Pertanyaan mendasar yang harus diajukan adalah: Quo vadis demokrasi Indonesia? Ke mana arah demokrasi kita saat ini?
Dalam situasi di mana oligarki politik semakin menguat dan ruang kebebasan sipil semakin menyempit, kita menghadapi ancaman serius terhadap keberlanjutan demokrasi. Hal tersebut diperkuat dengan perilaku "otokrat legalistik" yang menggunakan hukum untuk mencapai tujuannya.

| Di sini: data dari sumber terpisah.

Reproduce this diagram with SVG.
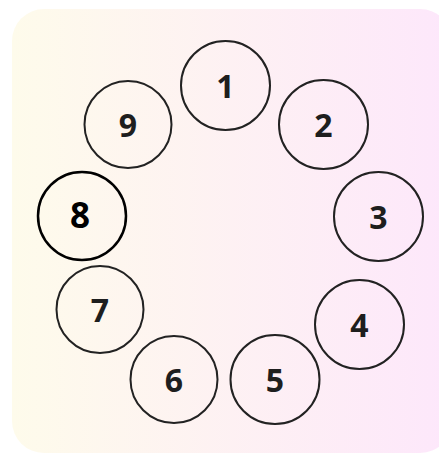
<svg xmlns="http://www.w3.org/2000/svg" width="439" height="454" viewBox="0 0 439 454">
<defs>
<linearGradient id="bg" x1="0" y1="0" x2="1" y2="0">
<stop offset="0" stop-color="#fefbeb"/>
<stop offset="1" stop-color="#fde7fb"/>
</linearGradient>
<style>
.n circle{fill:none;stroke:#222;stroke-width:2}
.n text{font-family:"Open Sans","Noto Sans",sans-serif;font-weight:700;font-size:32px;fill:#1e1e1e;text-anchor:middle}
#n8 circle{stroke:#000;stroke-width:2.5}
#n8 text{font-size:35px;fill:#000}
</style>
</defs>
<rect x="12" y="9" width="440" height="444" rx="32" fill="url(#bg)"/>
<g id="connectors"></g>
<g id="n1" class="n"><circle cx="225.5" cy="85.5" r="44.5"/><text x="225.5" y="97.5">1</text></g>
<g id="n2" class="n"><circle cx="323.5" cy="124.5" r="44.5"/><text x="323.5" y="136.5">2</text></g>
<g id="n3" class="n"><circle cx="378.5" cy="216.5" r="44.5"/><text x="378.5" y="228.5">3</text></g>
<g id="n4" class="n"><circle cx="359.5" cy="324.5" r="44.5"/><text x="359.5" y="336.5">4</text></g>
<g id="n5" class="n"><circle cx="275" cy="379.5" r="44.5"/><text x="275" y="391.5">5</text></g>
<g id="n6" class="n"><circle cx="174" cy="379.5" r="43.5"/><text x="174" y="391.5">6</text></g>
<g id="n7" class="n"><circle cx="100" cy="309.5" r="43.5"/><text x="100" y="321.5">7</text></g>
<g id="n8" class="n"><circle cx="82" cy="216" r="44"/><text x="80" y="227.5">8</text></g>
<g id="n9" class="n"><circle cx="128" cy="124.5" r="43.5"/><text x="128" y="136.5">9</text></g>
</svg>
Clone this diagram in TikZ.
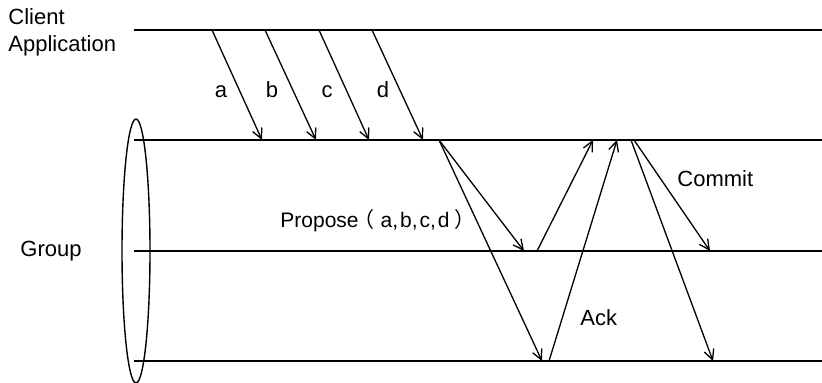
\documentclass[tikz,border=0pt]{standalone}
\usepackage{fontspec}
\setmainfont{Liberation Sans}
\newfontfamily\cjk{Noto Sans CJK SC}
\usetikzlibrary{arrows.meta}
\begin{document}
\begin{tikzpicture}[x=0.5pt,y=-0.5pt,
  lane/.style={line width=0.7pt},
  msg/.style={line width=0.65pt,-{Straight Barb[length=5pt,width=5pt,line width=0.65pt]}},
  lbl/.style={font=\fontsize{11}{13.5}\selectfont, inner sep=0pt},
]
\useasboundingbox (0,0) rectangle (822,383);

% time lines: client on top, three group members below
\coordinate (c0) at (134,30);  \coordinate (c1) at (822,30);
\coordinate (g0) at (134,140); \coordinate (g1) at (822,140);
\coordinate (h0) at (134,251); \coordinate (h1) at (822,251);
\coordinate (k0) at (134,361); \coordinate (k1) at (822,361);
\draw[lane] (c0) -- (c1);
\draw[lane] (g0) -- (g1);
\draw[lane] (h0) -- (h1);
\draw[lane] (k0) -- (k1);

% the group
\draw[lane] (136,251) ellipse [x radius=14, y radius=132];

% labels
\node[lbl, anchor=base west] (client) at (8,25) {Client};
\node[lbl, anchor=base west] (app) at (8,52) {Application};
\node[lbl, anchor=base west] (group) at (20,257) {Group};

% client requests a..d
\coordinate (sa) at (212,30); \coordinate (ta) at (262,140);
\coordinate (sb) at (265,30); \coordinate (tb) at (316,140);
\coordinate (sc) at (319,30); \coordinate (tc) at (369,140);
\coordinate (sd) at (372,30); \coordinate (td) at (423,140);
\draw[msg] (sa) -- (ta);
\draw[msg] (sb) -- (tb);
\draw[msg] (sc) -- (tc);
\draw[msg] (sd) -- (td);
\node[lbl, anchor=base] (la) at (221,98) {a};
\node[lbl, anchor=base] (lb) at (272,98) {b};
\node[lbl, anchor=base] (lc) at (327,98) {c};
\node[lbl, anchor=base] (ld) at (383,98) {d};

% propose
\coordinate (p0) at (439,140);
\coordinate (p1) at (524,251);
\coordinate (p2) at (542,361);
\draw[msg] (p0) -- (p1);
\draw[msg] (p0) -- (p2);
\node[lbl, font=\fontsize{10.5}{13}\selectfont, anchor=base west] (propose) at (280,228)
  {Propose\hspace{-2.5pt}{\cjk （}\hspace{3pt}a,\hspace{1pt}b,\hspace{1pt}c,\hspace{1pt}d\hspace{2.5pt}{\cjk ）}};

% acknowledgements
\coordinate (a1) at (537,251); \coordinate (r1) at (593,140);
\coordinate (a2) at (549,361); \coordinate (r2) at (617,140);
\draw[msg] (a1) -- (r1);
\draw[msg] (a2) -- (r2);
\node[lbl, anchor=base west] (ack) at (580,326) {Ack};

% commit
\coordinate (m1) at (634,140); \coordinate (m2) at (631,140);
\coordinate (e1) at (710,251); \coordinate (e2) at (713,361);
\draw[msg] (m1) -- (e1);
\draw[msg] (m2) -- (e2);
\node[lbl, anchor=base west] (commit) at (677,187) {Commit};
\end{tikzpicture}
\end{document}
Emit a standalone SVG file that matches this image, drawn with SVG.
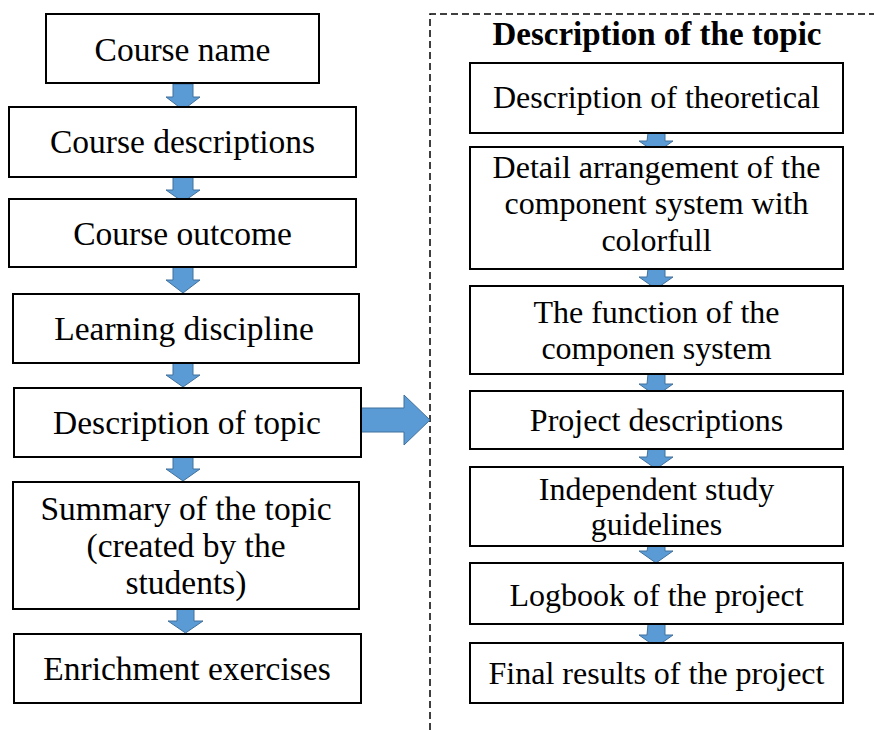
<svg xmlns="http://www.w3.org/2000/svg" width="874" height="730" viewBox="0 0 874 730">
<style>
.box{fill:#fff;stroke:#000;stroke-width:2}
.lblL{font-family:"Liberation Serif","Times New Roman",serif;font-size:33.5px;fill:#000;text-anchor:middle}
.lblR{font-family:"Liberation Serif","Times New Roman",serif;font-size:32px;fill:#000;text-anchor:middle}
.ttl{font-family:"Liberation Serif","Times New Roman",serif;font-size:33px;font-weight:bold;fill:#000;text-anchor:middle}
.arr{fill:#5B9BD5;stroke:#41719C;stroke-width:1}
.dash{fill:none;stroke:#000;stroke-width:1.5;stroke-dasharray:7 4}
</style>
<rect width="874" height="730" fill="#fff"/>
<g id="frame">
<path class="dash" d="M430,730 V14 H874"/>
</g>
<g id="connectors">
<path class="arr" d="M173,84 h20 v13 h7 l-17,13 l-17,-13 h7 z"/>
<path class="arr" d="M173,177 h20 v13 h7 l-17,12 l-17,-12 h7 z"/>
<path class="arr" d="M173,267 h20 v13 h7 l-17,13 l-17,-13 h7 z"/>
<path class="arr" d="M173,363 h20 v12 h7 l-17,12 l-17,-12 h7 z"/>
<path class="arr" d="M173,457 h20 v12 h7 l-17,12 l-17,-12 h7 z"/>
<path class="arr" d="M177,609 h17 v12 h9 l-17.5,12 l-17.5,-12 h9 z"/>
<path class="arr" d="M361,408 h43 v-13 l26,25 l-26,25 v-13 h-43 z"/>
<path class="arr" d="M648,133 h17 v8 h8 l-17,12 l-17,-12 h8 z"/>
<path class="arr" d="M648,269 h17 v8 h8 l-17,12 l-17,-12 h8 z"/>
<path class="arr" d="M648,374 h17 v10 h8 l-17,12 l-17,-12 h8 z"/>
<path class="arr" d="M648,449 h17 v8 h8 l-17,12 l-17,-12 h8 z"/>
<path class="arr" d="M648,546 h17 v5 h8 l-17,12 l-17,-12 h8 z"/>
<path class="arr" d="M648,624 h17 v11 h8 l-17,12 l-17,-12 h8 z"/>
</g>
<g id="n1"><rect class="box" x="46" y="14" width="273" height="69"/><text class="lblL" x="182.5" y="61">Course name</text></g>
<g id="n2"><rect class="box" x="9" y="107" width="347" height="70"/><text class="lblL" x="182.5" y="153">Course descriptions</text></g>
<g id="n3"><rect class="box" x="9" y="199" width="347" height="68"/><text class="lblL" x="182.5" y="245">Course outcome</text></g>
<g id="n4"><rect class="box" x="13" y="294" width="346" height="69"/><text class="lblL" x="184" y="340">Learning discipline</text></g>
<g id="n5"><rect class="box" x="14" y="388" width="347" height="69"/><text class="lblL" x="187" y="434">Description of topic</text></g>
<g id="n6"><rect class="box" x="13" y="482" width="346" height="127"/><text class="lblL" x="186" y="520">Summary of the topic</text><text class="lblL" x="186" y="557">(created by the</text><text class="lblL" x="186" y="594">students)</text></g>
<g id="n7"><rect class="box" x="14" y="634" width="347" height="69"/><text class="lblL" x="187" y="680">Enrichment exercises</text></g>
<g id="title"><text class="ttl" x="657" y="45">Description of the topic</text></g>
<g id="r1"><rect class="box" x="470" y="63" width="373" height="70"/><text class="lblR" x="656.5" y="108">Description of theoretical</text></g>
<g id="r2"><rect class="box" x="470" y="147" width="373" height="122"/><text class="lblR" x="656.5" y="178">Detail arrangement of the</text><text class="lblR" x="656.5" y="214">component system with</text><text class="lblR" x="656.5" y="251">colorfull</text></g>
<g id="r3"><rect class="box" x="470" y="286" width="373" height="88"/><text class="lblR" x="656.5" y="323">The function of the</text><text class="lblR" x="656.5" y="359">componen system</text></g>
<g id="r4"><rect class="box" x="470" y="391" width="373" height="58"/><text class="lblR" x="656.5" y="431">Project descriptions</text></g>
<g id="r5"><rect class="box" x="470" y="467" width="373" height="79"/><text class="lblR" x="656.5" y="500">Independent study</text><text class="lblR" x="656.5" y="535">guidelines</text></g>
<g id="r6"><rect class="box" x="470" y="563" width="373" height="61"/><text class="lblR" x="656.5" y="606">Logbook of the project</text></g>
<g id="r7"><rect class="box" x="470" y="643" width="373" height="60"/><text class="lblR" x="656.5" y="684">Final results of the project</text></g>
</svg>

Mereka yang memegang instrumen hukum bukan menggunakannya sebagai alat keadilan, tetapi sebagai sarana untuk melanggengkan kekuasaan. Mereka memanfaatkan celah-celah hukum, menata ulang peraturan, dan membentuk institusi-institusi yang seharusnya independen menjadi perpanjangan tangan kekuasaan.
Dengan demikian, hukum yang seharusnya berfungsi sebagai penyeimbang dan pelindung hak-hak rakyat justru berubah menjadi alat represi yang menekan kebebasan sipil dan meminggirkan oposisi. Fenomena tersebut dapat disebut sebagai "autocratic legalism", di mana hukum diinterpretasikan dan diterapkan sedemikian rupa untuk melegitimasi tindakan-tindakan yang secara esensial antidemokratis.